Temperatures hovering near triple digits the weekend of Aug. 14 didn’t help.

“The heat makes it hard on the firemen trying to put the fires out,” Bush said. “We do have wildland gear (for wildfires outdoors) that’s a little lighter than our structure fire gear that we wear to grassfires. If we’re called to a tractor fire, though, we have to wear our structure fire gear because it’s that much hotter. So, that’s hard on the firemen.”

Bush said heat exhaustion could be a risk with heavy gear worn in the hot outdoors.

Firefighters “do a pretty good job of telling people when they’re too hot and they take breaks and get people to swap out for us but that’s just one thing,” Bush added. “You try to keep hydrated and watch yourself and the other guys. You just try not to overdo it.”

“There have been a few guys who’ve gotten hot,” Bush added. “It’s been nothing too serious. I got a little bit hot one day but you’ve just got to sit back, take a break and sit in an air-conditioned vehicle. You’ve just got to get them some water and cool them down,” Bush said of those suffering from the heat’s effects.

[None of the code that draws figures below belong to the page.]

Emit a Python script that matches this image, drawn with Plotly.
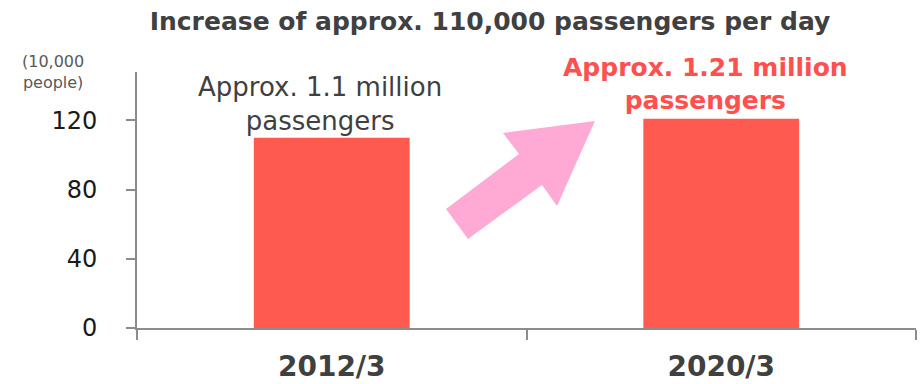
import plotly.graph_objects as go

categories = ["2012/3", "2020/3"]
values = [110, 121]
y_ticks = [0, 40, 80, 120]
title_text = "Increase of approx. 110,000 passengers per day"
unit_text = "(10,000<br>people)"
label_texts = ["Approx. 1.1 million<br>passengers", "Approx. 1.21 million<br>passengers"]

BAR = "#FF5A4F"
AXIS = "#8C8C8C"
DARK = "#404040"
FONT = "DejaVu Sans"

fig = go.Figure()
fig.add_trace(go.Bar(
    x=categories, y=values, width=0.4,
    marker=dict(color=BAR, line=dict(width=0)),
    hoverinfo="skip",
))

# plot area in pixels: x 137..916, y 72..328
L, R, T, B = 137, 916, 72, 328
W, H = 921, 384

def px(x, y):
    return (x - L) / (R - L), (B - y) / (B - T)

arrow_px = [(446, 209), (468, 239), (542, 185), (557, 206), (595, 121), (503, 133), (519, 154)]
pts = [px(x, y) for x, y in arrow_px]
path = "M " + " L ".join(f"{a:.4f},{b:.4f}" for a, b in pts) + " Z"
fig.add_shape(type="path", path=path, xref="paper", yref="paper",
              fillcolor="#FFAAD5", line=dict(width=0), layer="above")

fig.add_annotation(text=label_texts[0], x=categories[0], y=values[0], xref="x", yref="y",
                   xshift=-12, yshift=0, yanchor="bottom", showarrow=False,
                   font=dict(family=FONT, size=26, color=DARK))
fig.add_annotation(text="<b>" + label_texts[1] + "</b>", x=categories[1], y=values[1], xref="x", yref="y",
                   xshift=-16, yshift=2, yanchor="bottom", showarrow=False,
                   font=dict(family=FONT, size=25, color="#FF5050"))
ux, uy = px(53, 72)
fig.add_annotation(text=unit_text, x=ux, y=uy, xref="paper", yref="paper",
                   xanchor="center", yanchor="middle", showarrow=False, align="center",
                   font=dict(family=FONT, size=16, color="#595959"))

fig.update_layout(
    width=W, height=H,
    margin=dict(l=L, r=W - R, t=T, b=H - B, autoexpand=False),
    paper_bgcolor="white", plot_bgcolor="white",
    showlegend=False,
    title=dict(text="<b>" + title_text + "</b>", x=490 / W, xanchor="center",
               y=1 - 21 / H, yanchor="middle", automargin=False,
               font=dict(family=FONT, size=25, color=DARK)),
    font=dict(family=FONT),
)
fig.update_xaxes(
    type="category", range=[-0.5, 1.5], tickson="boundaries",
    showline=True, linecolor=AXIS, linewidth=2,
    ticks="outside", ticklen=10, tickwidth=1.5, tickcolor=AXIS,
    showgrid=False, zeroline=False, automargin=False,
    tickfont=dict(family=FONT, size=28, color=DARK),
    tickprefix="<b>", ticksuffix="</b>",
    ticklabelstandoff=12,
)
fig.update_yaxes(
    range=[0, 148], tickvals=y_ticks,
    showline=True, linecolor=AXIS, linewidth=2,
    ticks="outside", ticklen=9, tickwidth=1.5, tickcolor=AXIS,
    showgrid=False, zeroline=False, automargin=False,
    tickfont=dict(family=FONT, size=24, color="#1a1a1a"),
    ticklabelstandoff=24,
)

fig.write_html("out.html")
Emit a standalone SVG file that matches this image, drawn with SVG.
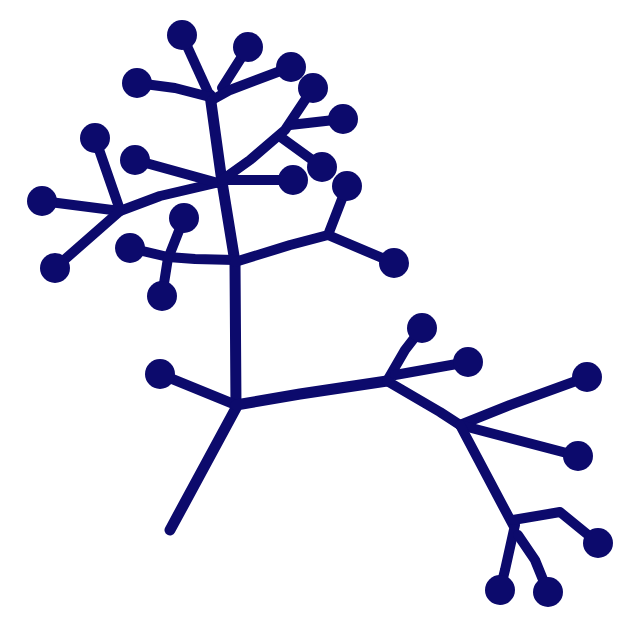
<svg xmlns="http://www.w3.org/2000/svg" width="640" height="640" viewBox="0 0 640 640">
<style>
.e{fill:none;stroke:#0c0a6c;stroke-width:10;stroke-linecap:round;stroke-linejoin:round}
.t{stroke-width:11}
.n{fill:#0c0a6c}
</style>
<rect width="640" height="640" fill="#fff"/>
<g id="connectors">
<path class="e t" d="M170,530 L236,408 L235,262 L222,182 L210,95"/>
<path class="e" d="M236,405 L160,374"/>
<path class="e t" d="M236,405 L300,394 L387,381"/>
<path class="e" d="M387,381 L405,350 L422,328"/>
<path class="e" d="M395,375 L468,362"/>
<path class="e" d="M387,381 L440,412 L460,425"/>
<path class="e" d="M460,425 L510,405 L587,377"/>
<path class="e" d="M460,425 L578,456"/>
<path class="e" d="M460,425 L513,525"/>
<path class="e" d="M515,525 L505,570 L500,590"/>
<path class="e" d="M518,535 L535,560 L548,592"/>
<path class="e" d="M513,520 L560,512 L598,543"/>
<path class="e" d="M235,260 L195,259 L168,257 L130,248"/>
<path class="e" d="M169,256 L184,218"/>
<path class="e" d="M168,258 L162,296"/>
<path class="e" d="M235,262 L290,245 L328,235 L347,186"/>
<path class="e" d="M328,235 L394,263"/>
<path class="e" d="M220,182 L160,196 L120,211 L42,201"/>
<path class="e" d="M120,210 L95,138"/>
<path class="e" d="M120,211 L55,268"/>
<path class="e" d="M218,183 L135,160"/>
<path class="e" d="M222,180 L293,180"/>
<path class="e" d="M222,180 L250,160 L285,130 L313,88"/>
<path class="e" d="M290,125 L343,119"/>
<path class="e" d="M282,138 L322,167"/>
<path class="e" d="M182,35 L208,92"/>
<path class="e" d="M248,47 L222,88"/>
<path class="e" d="M137,83 L175,88 L210,97"/>
<path class="e" d="M291,67 L230,90 L212,100"/>
</g>
<g id="leaf1"><circle class="n" cx="182" cy="35" r="15"/></g>
<g id="leaf2"><circle class="n" cx="248" cy="47" r="15"/></g>
<g id="leaf3"><circle class="n" cx="291" cy="67" r="15"/></g>
<g id="leaf4"><circle class="n" cx="137" cy="83" r="15"/></g>
<g id="leaf5"><circle class="n" cx="313" cy="88" r="15"/></g>
<g id="leaf6"><circle class="n" cx="343" cy="119" r="15"/></g>
<g id="leaf7"><circle class="n" cx="95" cy="138" r="15"/></g>
<g id="leaf8"><circle class="n" cx="135" cy="160" r="15"/></g>
<g id="leaf9"><circle class="n" cx="322" cy="167" r="15"/></g>
<g id="leaf10"><circle class="n" cx="293" cy="180" r="15"/></g>
<g id="leaf11"><circle class="n" cx="347" cy="186" r="15"/></g>
<g id="leaf12"><circle class="n" cx="42" cy="201" r="15"/></g>
<g id="leaf13"><circle class="n" cx="184" cy="218" r="15"/></g>
<g id="leaf14"><circle class="n" cx="130" cy="248" r="15"/></g>
<g id="leaf15"><circle class="n" cx="394" cy="263" r="15"/></g>
<g id="leaf16"><circle class="n" cx="55" cy="268" r="15"/></g>
<g id="leaf17"><circle class="n" cx="162" cy="296" r="15"/></g>
<g id="leaf18"><circle class="n" cx="422" cy="328" r="15"/></g>
<g id="leaf19"><circle class="n" cx="468" cy="362" r="15"/></g>
<g id="leaf20"><circle class="n" cx="160" cy="374" r="15"/></g>
<g id="leaf21"><circle class="n" cx="587" cy="377" r="15"/></g>
<g id="leaf22"><circle class="n" cx="578" cy="456" r="15"/></g>
<g id="leaf23"><circle class="n" cx="598" cy="543" r="15"/></g>
<g id="leaf24"><circle class="n" cx="500" cy="590" r="15"/></g>
<g id="leaf25"><circle class="n" cx="548" cy="592" r="15"/></g>
</svg>
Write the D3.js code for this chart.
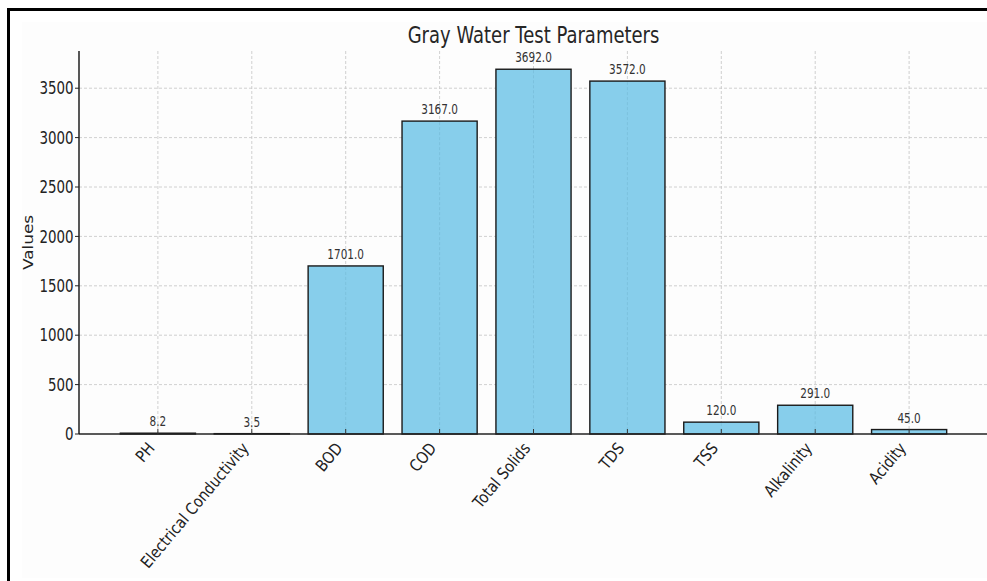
<!DOCTYPE html>
<html>
<head>
<meta charset="utf-8">
<script src="https://cdn.jsdelivr.net/npm/d3@7"></script>
<style>
  html, body { margin: 0; padding: 0; background: #ffffff; }
  svg { display: block; }
  text { font-family: "DejaVu Sans", sans-serif; }
</style>
</head>
<body>
<svg id="chart" width="987" height="581"></svg>
<script>
// Gray water test results
const categories = ["PH", "Electrical Conductivity", "BOD", "COD", "Total Solids", "TDS", "TSS", "Alkalinity", "Acidity"];
const values = [8.2, 3.5, 1701.0, 3167.0, 3692.0, 3572.0, 120.0, 291.0, 45.0];
const yTicks = [0, 500, 1000, 1500, 2000, 2500, 3000, 3500];
const chartTitle = "Gray Water Test Parameters";
const yTitle = "Values";

const W = 987, H = 581;
const K = 1.3; // vertical stretch applied to text glyphs
const svg = d3.select("#chart");

// frame and faint figure background
svg.append("rect").attr("x", 22).attr("y", 22).attr("width", W - 22).attr("height", H - 25)
  .attr("fill", "#fdfdfd");
svg.append("path").attr("d", `M8.5,${H} V9.5 H${W}`).attr("fill", "none")
  .attr("stroke", "#000").attr("stroke-width", 3);

const plot = { left: 79, right: 988, top: 51, bottom: 434 };

const x = d3.scaleBand().domain(categories)
  .range([plot.left, plot.right]).paddingInner(0.2).paddingOuter(0.44);
const y = d3.scaleLinear().domain([0, d3.max(values) * 1.05]).range([plot.bottom, plot.top]);
const cx = d => x(d) + x.bandwidth() / 2;

function place(sel, px, py, rot) {
  sel.attr("transform", `translate(${px},${py}) scale(1,${K})` + (rot ? ` rotate(${rot})` : ""));
  return sel;
}

// grid
const grid = svg.append("g").attr("stroke", "#c4c4c4").attr("stroke-width", 0.8)
  .attr("stroke-dasharray", "3,2").attr("fill", "none");
grid.selectAll("line.h").data(yTicks.filter(d => d > 0)).join("line").attr("class", "h")
  .attr("x1", plot.left).attr("x2", plot.right)
  .attr("y1", d => y(d)).attr("y2", d => y(d));
grid.selectAll("line.v").data(categories).join("line").attr("class", "v")
  .attr("x1", cx).attr("x2", cx)
  .attr("y1", plot.top).attr("y2", plot.bottom);

// bars
svg.append("g").selectAll("rect").data(categories).join("rect")
  .attr("x", d => x(d))
  .attr("width", x.bandwidth())
  .attr("y", (d, i) => y(values[i]))
  .attr("height", (d, i) => y(0) - y(values[i]))
  .attr("fill", "#87CEEB")
  .attr("stroke", "#1a1a1a").attr("stroke-width", 1.4);

// faint vertical grid showing through bars
svg.append("g").attr("stroke", "#5a9ab5").attr("stroke-width", 0.8).attr("stroke-opacity", 0.3)
  .attr("stroke-dasharray", "3,2")
  .selectAll("line").data(categories).join("line")
  .attr("x1", cx).attr("x2", cx)
  .attr("y1", (d, i) => y(values[i]) + 1).attr("y2", plot.bottom);

// value labels
svg.append("g").selectAll("text").data(categories).join("text")
  .each(function (d, i) { place(d3.select(this), cx(d), y(values[i]) - 7); })
  .attr("text-anchor", "middle").attr("font-size", 10.5).attr("fill", "#333")
  .text((d, i) => values[i].toFixed(1));

// axes lines
svg.append("line").attr("x1", plot.left).attr("x2", W).attr("y1", plot.bottom).attr("y2", plot.bottom)
  .attr("stroke", "#222").attr("stroke-width", 1.4);
svg.append("line").attr("x1", plot.left).attr("x2", plot.left).attr("y1", plot.top).attr("y2", plot.bottom)
  .attr("stroke", "#111").attr("stroke-width", 1.4);

// y ticks and labels
const yAxis = svg.append("g");
yAxis.selectAll("line").data(yTicks).join("line")
  .attr("x1", plot.left - 4).attr("x2", plot.left)
  .attr("y1", d => y(d)).attr("y2", d => y(d))
  .attr("stroke", "#222").attr("stroke-width", 1);
yAxis.selectAll("text").data(yTicks).join("text")
  .each(function (d) { place(d3.select(this), plot.left - 5.5, y(d)); })
  .attr("dy", "0.36em").attr("text-anchor", "end").attr("font-size", 13.4).attr("fill", "#222")
  .text(d => d);

// x ticks (pointing inward)
svg.append("g").selectAll("line").data(categories).join("line")
  .attr("x1", cx).attr("x2", cx)
  .attr("y1", plot.bottom).attr("y2", plot.bottom - 5)
  .attr("stroke", "#333").attr("stroke-width", 1);

// rotated category labels, top-right corner aligned under each tick
function placeRot(sel, px, py) {
  sel.attr("transform", `translate(${px},${py}) rotate(-50) scale(1.05,1.22)`);
}
const xLabels = svg.append("g").selectAll("text").data(categories).join("text")
  .attr("text-anchor", "end").attr("dy", "0.3em").attr("font-size", 13.4).attr("fill", "#222")
  .text(d => d)
  .each(function () { placeRot(d3.select(this), 0, 0); });
xLabels.each(function (d) {
  const b = this.getBoundingClientRect();
  placeRot(d3.select(this), cx(d) + 1 - b.right, plot.bottom + 5 - b.top);
});

// title and y-axis title
place(svg.append("text"), (plot.left + plot.right) / 2, 42.5)
  .attr("text-anchor", "middle").attr("font-size", 18).attr("fill", "#262626")
  .text(chartTitle);
svg.append("text")
  .attr("transform", `translate(33,${(plot.top + plot.bottom) / 2}) rotate(-90) scale(1.3,1.05)`)
  .attr("text-anchor", "middle").attr("font-size", 13).attr("fill", "#222")
  .text(yTitle);
</script>
</body>
</html>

As for the fires, Bush said, “Everything that’s happened has been just accidental. Farmers and ranchers are trying to get their stuff done, too, and the problem’s just the conditions we have. They do the best they can, but it’s happening. It hasn’t been anything where people were out doing something they shouldn’t have been and a fire happened. It’s the nature of the beast for being dry.”

Bush said he hoped the number of fires in the area leveled off soon. “Eventually, they will,” Bush said. “Winter will get here eventually.”